Le projet s’annonçait intéressant. Mais la fondatrice a vite montré à l’équipe des cinq autres salariés qu’il fallait exécuter ses ordres. Et sans discussion. En janvier, ces petites mains de la radio, webmaster, journalistes, comptable et technicien en ont marre du caporalisme au quotidien. Ils ont écrit à leur employeur protestant contre « tant d’autoritarisme, d’ordres impulsifs et catégoriques, de colères, de manque de respect et de vexations. Face aux demandes répétées de réunions, de mise au point et de recherche de solutions, la directrice n’a répondu que par des gestes hostiles : attaques individuelles, contrôles tatillons du boulot de chacun, menace de virer les récalcitrants, ou refus d’adresser la parole à ceux qu’elle considère comme des obstacles. »

Devant ce conflit collectif, l’association employeur, patron de gôche dans toute sa splendeur, a préféré couvrir sa directrice, menaçant les signataires de sanction disciplinaire voire de procès en diffamation. Décidant finalement de virer par surprise l’un des deux journalistes, convoqué au bistrot voisin où on lui met sous le nez sa convocation à l’entretien légal avant licenciement. Pour bien marquer sa dangerosité, on fait même venir un huissier pour le sommer le 11 février de quitter son travail dans la minute, toujours sans lui dire ce dont on l’accuse.

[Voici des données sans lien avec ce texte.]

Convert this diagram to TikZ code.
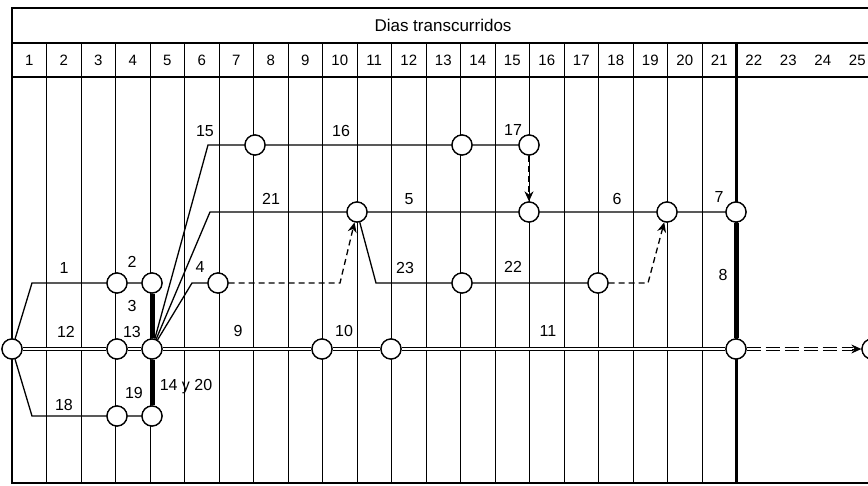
\documentclass[tikz,border=0pt]{standalone}
\usepackage{fontspec}
\setmainfont{Liberation Sans}
\usetikzlibrary{arrows.meta}
\begin{document}
\begin{tikzpicture}[x=1pt,y=-1pt,
  ev/.style={circle,draw,line width=1.3pt,fill=white,minimum size=20pt,inner sep=0pt},
  act/.style={line width=1.3pt},
  crit/.style={line width=1pt,double,double distance=2.4pt},
  heavy/.style={line width=5pt},
  dum/.style={line width=1.3pt,dash pattern=on 6pt off 4pt},
  tip/.style={-{Stealth[length=10pt,width=9pt]}},
  grid/.style={line width=0.8pt},
  lbl/.style={font=\fontsize{16}{16}\selectfont,inner sep=0pt},
  hd/.style={font=\fontsize{15}{15}\selectfont,inner sep=0pt}]
\useasboundingbox (0,0) rectangle (868,485);
\clip (0,0) rectangle (868,485);
% frame
\draw[line width=1.6pt] (868,8) -- (12,8) -- (12,483) -- (868,483);
\draw[line width=1.6pt] (12,43) -- (868,43);
\draw[line width=1.6pt] (12,77) -- (868,77);
\foreach \k in {1,...,20} \draw[grid] ({12+\k*34.5},43) -- ({12+\k*34.5},483);
\draw[line width=2.6pt] (736.5,43) -- (736.5,483);
\node[hd,font=\fontsize{17}{17}\selectfont] (title) at (443,25) {Dias transcurridos};
\foreach \k in {1,...,25} \node[hd] (h\k) at ({12+(\k-0.5)*34.5},60) {\k};
% events
\node[ev] (s) at (12,349) {};
\node[ev] (n1) at (117,283) {};
\node[ev] (n2) at (152,283) {};
\node[ev] (n12) at (117,349) {};
\node[ev] (n13) at (152,349) {};
\node[ev] (n18) at (117,416) {};
\node[ev] (n19) at (152,416) {};
\node[ev] (n4) at (218,283) {};
\node[ev] (n15) at (255,145) {};
\node[ev] (n16) at (462,145) {};
\node[ev] (n17) at (529,145) {};
\node[ev] (n21) at (357,212) {};
\node[ev] (n5) at (529,212) {};
\node[ev] (n6) at (667,212) {};
\node[ev] (n7) at (736,212) {};
\node[ev] (n23) at (462,283) {};
\node[ev] (n22) at (598,283) {};
\node[ev] (n9) at (322,349) {};
\node[ev] (n10) at (391,349) {};
\node[ev] (n11) at (736,349) {};
\node[ev] (nend) at (872,349) {};
\coordinate (c1) at (32,283);
\coordinate (c18) at (32,416);
\coordinate (c15) at (208,145);
\coordinate (c21) at (210,212);
\coordinate (c4) at (192,283);
\coordinate (c23) at (376,283);
\coordinate (cd1) at (340,283);
\coordinate (cd2) at (648,283);
% activities
\draw[act] (s) -- (c1) -- (n1) -- (n2);
\draw[act] (s) -- (c18) -- (n18) -- (n19);
\draw[crit] (s) -- (n12);
\draw[crit] (n12) -- (n13);
\draw[heavy] (n2) -- (n13);
\draw[heavy] (n13) -- (n19);
\draw[act] (n13) -- (c15) -- (n15) -- (n16) -- (n17);
\draw[act] (n13) -- (c21) -- (n21) -- (n5) -- (n6) -- (n7);
\draw[act] (n13) -- (c4) -- (n4);
\draw[dum,tip] (n4) -- (cd1) -- (n21);
\draw[act] (n21) -- (c23) -- (n23) -- (n22);
\draw[dum,tip] (n22) -- (cd2) -- (n6);
\draw[dum,tip] (n17) -- (n5);
\draw[heavy] (n7) -- (n11);
\draw[crit] (n13) -- (n9);
\draw[crit] (n9) -- (n10);
\draw[crit] (n10) -- (n11);
\draw[line width=1pt,double,double distance=2.4pt,dash pattern=on 14pt off 5pt] (n11) -- ([xshift=-8pt]nend.west);
\draw[line width=1pt,-{Stealth[length=10pt,width=9pt]}] ([xshift=-9pt]nend.west) -- (nend.west);
% redraw events on top
\foreach \n in {s,n1,n2,n12,n13,n18,n19,n4,n15,n16,n17,n21,n5,n6,n7,n23,n22,n9,n10,n11,nend}
  \draw[line width=1.3pt,fill=white] (\n) circle (10pt);
% labels
\node[lbl] (l1) at (64,268) {1};
\node[lbl] (l2) at (132,262) {2};
\node[lbl] (l3) at (132,306) {3};
\node[lbl] (l12) at (66,332) {12};
\node[lbl] (l13) at (132,332) {13};
\node[lbl] (l18) at (64,405) {18};
\node[lbl] (l19) at (134,393) {19};
\node[lbl] (l14) at (186,387) {14 y 20};
\node[lbl] (l4) at (200,267) {4};
\node[lbl] (l15) at (205,131) {15};
\node[lbl] (l16) at (341,131) {16};
\node[lbl] (l17) at (513,130) {17};
\node[lbl] (l21) at (271,199) {21};
\node[lbl] (l5) at (409,199) {5};
\node[lbl] (l6) at (617,199) {6};
\node[lbl] (l7) at (719,197) {7};
\node[lbl] (l8) at (723,275) {8};
\node[lbl] (l9) at (238,331) {9};
\node[lbl] (l10) at (344,331) {10};
\node[lbl] (l23) at (405,268) {23};
\node[lbl] (l22) at (513,267) {22};
\node[lbl] (l11) at (548,331) {11};
\end{tikzpicture}
\end{document}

Trois semaines plus tard, faute de vrais reproches professionnels, la lettre de licenciement retient une « insubordination directe ou insidieuse », tout en versant au dossier des détails burlesques : ne pas avoir relayé l’interdiction de manger et boire dans le local de la rédaction, ou avoir répondu « oui chef ! » à la cheffe en question. Autant de « piques » insoutenables qui mettraient donc en danger l’entreprise. L’acte d’accusation l’explique : « l’ironie est une forme d’agression, de même que tout le langage non verbal » et plus précisément les « moues, haussements d’épaules et de sourcils ». Le droit du travail ne connaissait pas encore le concept d’insubordination insidieuse, ni le poids de l’agression non-verbale du sourcil haussé.

Par ailleurs, tout est bon pour désolidariser les salariés. Comme les autres, le technicien a signé la lettre collective de défiance envers la directrice. Il préside par ailleurs une association humanitaire qui demande au Conseil Général une aide d’urgence pour le Burkina. On fait pression très explicite sur lui. Devant le chantage, il craque et signe une lettre désavouant ce qu’il a écrit quelques semaines plus tôt. L’ordre règne.